Starting at the top of the listing, extract every line up to and including the one with "13.62], [125900, 2.14]];". Pictures stay out of the copy.
****
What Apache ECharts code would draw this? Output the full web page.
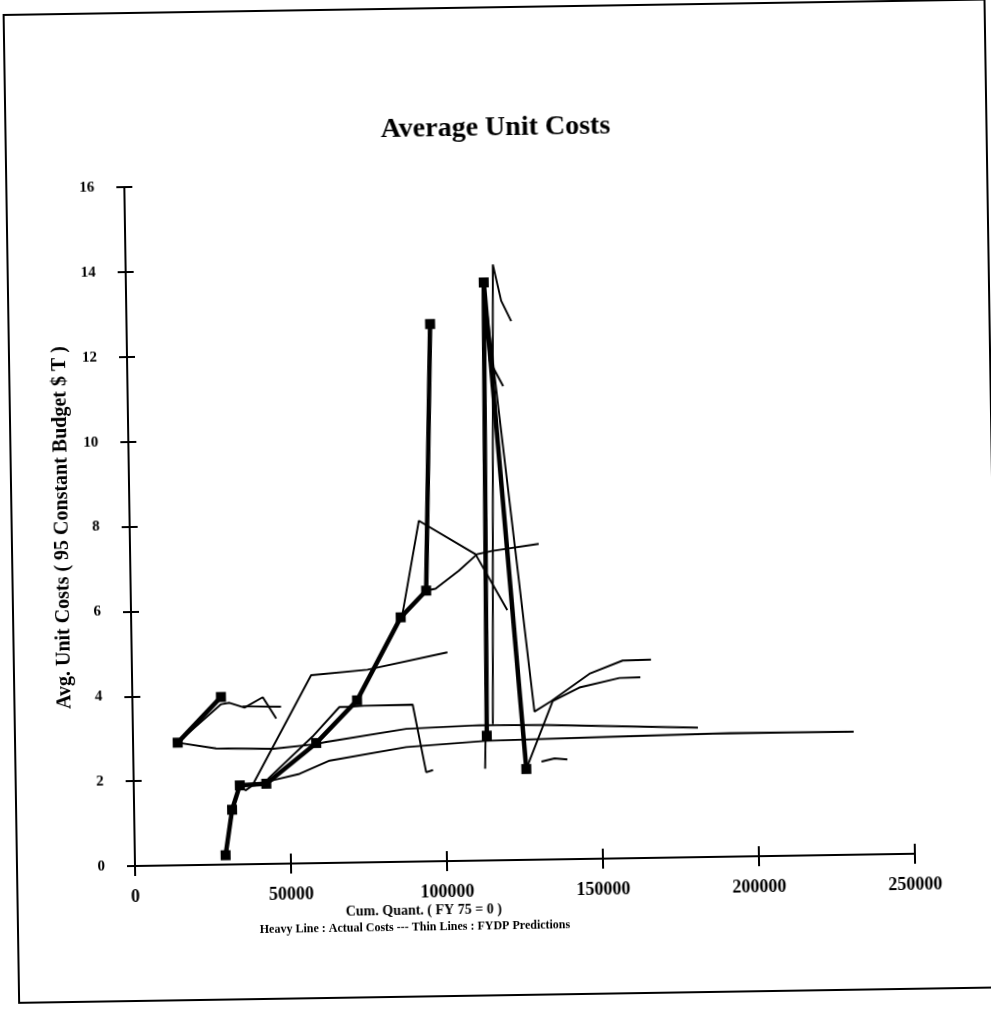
<!DOCTYPE html>
<html>
<head>
<meta charset="utf-8">
<script src="https://cdn.jsdelivr.net/npm/echarts/dist/echarts.min.js"></script>
<style>
html,body{margin:0;padding:0;background:#fff;overflow:hidden;width:991px;height:1012px;}
#chart{position:absolute;left:0;top:0;width:1030px;height:1040px;transform:rotate(-0.9deg);transform-origin:135px 866px;}
</style>
</head>
<body>
<div id="chart"></div>
<script>
// ---- Axis ticks ----
const xTicks = [0, 50000, 100000, 150000, 200000, 250000];
const yTicks = [0, 2, 4, 6, 8, 10, 12, 14, 16];

// ---- Heavy line: actual costs [cum. quantity, avg unit cost] ----
const actualA = [[14300, 2.89], [28400, 3.95]];
const actualB = [[29100, 0.22], [31400, 1.29], [34000, 1.86], [42500, 1.89], [58700, 2.83],
                 [72000, 3.82], [86400, 5.76], [94700, 6.38], [97300, 12.66]];
const actualC = [[113400, 2.94], [114700, 13.62], [125900, 2.14]];

// ---- Thin lines: FYDP predictions ----
const predA = [[14300, 2.89], [26600, 2.74], [44800, 2.71], [58200, 2.80], [61900, 2.85],
               [87600, 3.13], [111100, 3.19], [132500, 3.17], [181100, 3.05]];
const predB = [[14300, 2.89], [28400, 3.78], [31100, 3.81], [35900, 3.69], [41800, 3.93], [46000, 3.42]];
const predC = [[35300, 3.72], [47600, 3.70]];
const predD = [[34000, 1.86], [35800, 1.74], [38000, 1.85], [42500, 1.89]];
const predE = [[38200, 1.88], [57400, 4.43], [75500, 4.54], [101200, 4.92]];
const predF = [[43000, 2.00], [57500, 2.98], [66300, 3.67], [69000, 3.67], [74300, 3.69],
               [89800, 3.70], [93800, 2.10], [96000, 2.15]];
const predG = [[42500, 1.89], [44700, 1.97], [53200, 2.11], [62900, 2.41], [87500, 2.70],
               [113200, 2.82], [153800, 2.87], [191200, 2.91], [231000, 2.90]];
const predH = [[86400, 5.76], [87000, 5.84], [92700, 8.03], [110700, 7.22], [120600, 5.89]];
const predI = [[94700, 6.38], [97700, 6.42], [105300, 6.84], [111200, 7.22], [116000, 7.29], [131000, 7.44]];
const predJ = [[115400, 3.21], [117700, 14.04], [120200, 13.18], [123300, 12.70]];
const predK = [[115500, 12.6], [116200, 11.77], [120400, 11.17]];
const predL = [[115500, 13.0], [128800, 3.49], [134200, 3.73], [146600, 4.36], [157300, 4.66], [166400, 4.67]];
const predM = [[125900, 2.14], [134700, 3.73], [143300, 4.04], [156200, 4.25], [162900, 4.26]];
const predN = [[130800, 2.31], [135000, 2.38], [139100, 2.35]];
const predO = [[112700, 2.16], [113000, 2.94]];

const actuals = [actualA, actualB, actualC];
const preds = [predA, predB, predC, predD, predE, predF, predG, predH, predI, predJ, predK, predL, predM, predN, predO];

const FONT = '"Liberation Serif", "Times New Roman", serif';

const chart = echarts.init(document.getElementById('chart'), null, {renderer: 'canvas'});

const xBase = {
  type: 'value', min: xTicks[0], max: xTicks[xTicks.length - 1], interval: xTicks[1] - xTicks[0],
  position: 'bottom', splitLine: {show: false}
};
const yBase = {
  type: 'value', min: yTicks[0], max: yTicks[yTicks.length - 1], interval: yTicks[1] - yTicks[0],
  position: 'left', splitLine: {show: false}
};

const series = [];
preds.forEach((d, i) => series.push({
  name: 'FYDP Prediction ' + (i + 1), type: 'line', data: d, symbol: 'none', z: 2,
  lineStyle: {color: '#000', width: 1.9}, animation: false, silent: true
}));
actuals.forEach((d, i) => series.push({
  name: 'Actual Costs ' + (i + 1), type: 'line', data: d, symbol: 'rect', symbolSize: 10, z: 3,
  showSymbol: true, itemStyle: {color: '#000'},
  lineStyle: {color: '#000', width: 4.5}, animation: false, silent: true
}));

chart.setOption({
  backgroundColor: '#fff',
  animation: false,
  title: {
    text: 'Average Unit Costs', left: 507, top: 120, textAlign: 'center', padding: 0,
    textStyle: {fontFamily: FONT, fontWeight: 'bold', fontSize: 28, color: '#000'}
  },
  grid: {left: 135, top: 187, width: 780, height: 679, containLabel: false},
  xAxis: [
    Object.assign({}, xBase, {
      axisLine: {show: true, onZero: false, lineStyle: {color: '#000', width: 2}},
      axisTick: {show: true, length: 10, lineStyle: {color: '#000', width: 2}},
      axisLabel: {color: '#000', fontFamily: FONT, fontWeight: 'bold', fontSize: 18, margin: 22,
                  formatter: v => String(v)}
    }),
    Object.assign({}, xBase, {
      axisLine: {show: false, onZero: false},
      axisTick: {show: true, inside: true, length: 10, lineStyle: {color: '#000', width: 2}},
      axisLabel: {show: false}
    })
  ],
  yAxis: [
    Object.assign({}, yBase, {
      name: 'Avg. Unit Costs ( 95 Constant Budget $ T )',
      nameLocation: 'middle', nameRotate: 90, nameGap: 57,
      nameTextStyle: {color: '#000', fontFamily: FONT, fontWeight: 'bold', fontSize: 20},
      axisLine: {show: true, onZero: false, lineStyle: {color: '#000', width: 2}},
      axisTick: {show: true, length: 8, lineStyle: {color: '#000', width: 2}},
      axisLabel: {color: '#000', fontFamily: FONT, fontWeight: 'bold', fontSize: 15, margin: 30,
                  formatter: v => String(v)}
    }),
    Object.assign({}, yBase, {
      axisLine: {show: false, onZero: false},
      axisTick: {show: true, inside: true, length: 8, lineStyle: {color: '#000', width: 2}},
      axisLabel: {show: false}
    })
  ],
  graphic: [
    {type: 'rect', silent: true, shape: {x: 17, y: 13, width: 981, height: 988},
     style: {fill: 'transparent', stroke: '#000', lineWidth: 2}},
    {type: 'text', silent: true, x: 423, y: 915,
     style: {text: 'Cum. Quant. ( FY 75 = 0 )', align: 'center', verticalAlign: 'middle',
             font: 'bold 14px "Liberation Serif", serif', fill: '#000'}},
    {type: 'text', silent: true, x: 414, y: 932,
     style: {text: 'Heavy Line : Actual Costs --- Thin Lines : FYDP Predictions', align: 'center', verticalAlign: 'middle',
             font: 'bold 12px "Liberation Serif", serif', fill: '#000'}}
  ],
  series: series
});
</script>
</body>
</html>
****
*SOLUTION TO THE PROBLEM*:
What Apache ECharts code would draw this? Output the full web page.
<!DOCTYPE html>
<html>
<head>
<meta charset="utf-8">
<script src="https://cdn.jsdelivr.net/npm/echarts/dist/echarts.min.js"></script>
<style>
html,body{margin:0;padding:0;background:#fff;overflow:hidden;width:991px;height:1012px;}
#chart{position:absolute;left:0;top:0;width:1030px;height:1040px;transform:rotate(-0.9deg);transform-origin:135px 866px;}
</style>
</head>
<body>
<div id="chart"></div>
<script>
// ---- Axis ticks ----
const xTicks = [0, 50000, 100000, 150000, 200000, 250000];
const yTicks = [0, 2, 4, 6, 8, 10, 12, 14, 16];

// ---- Heavy line: actual costs [cum. quantity, avg unit cost] ----
const actualA = [[14300, 2.89], [28400, 3.95]];
const actualB = [[29100, 0.22], [31400, 1.29], [34000, 1.86], [42500, 1.89], [58700, 2.83],
                 [72000, 3.82], [86400, 5.76], [94700, 6.38], [97300, 12.66]];
const actualC = [[113400, 2.94], [114700, 13.62], [125900, 2.14]];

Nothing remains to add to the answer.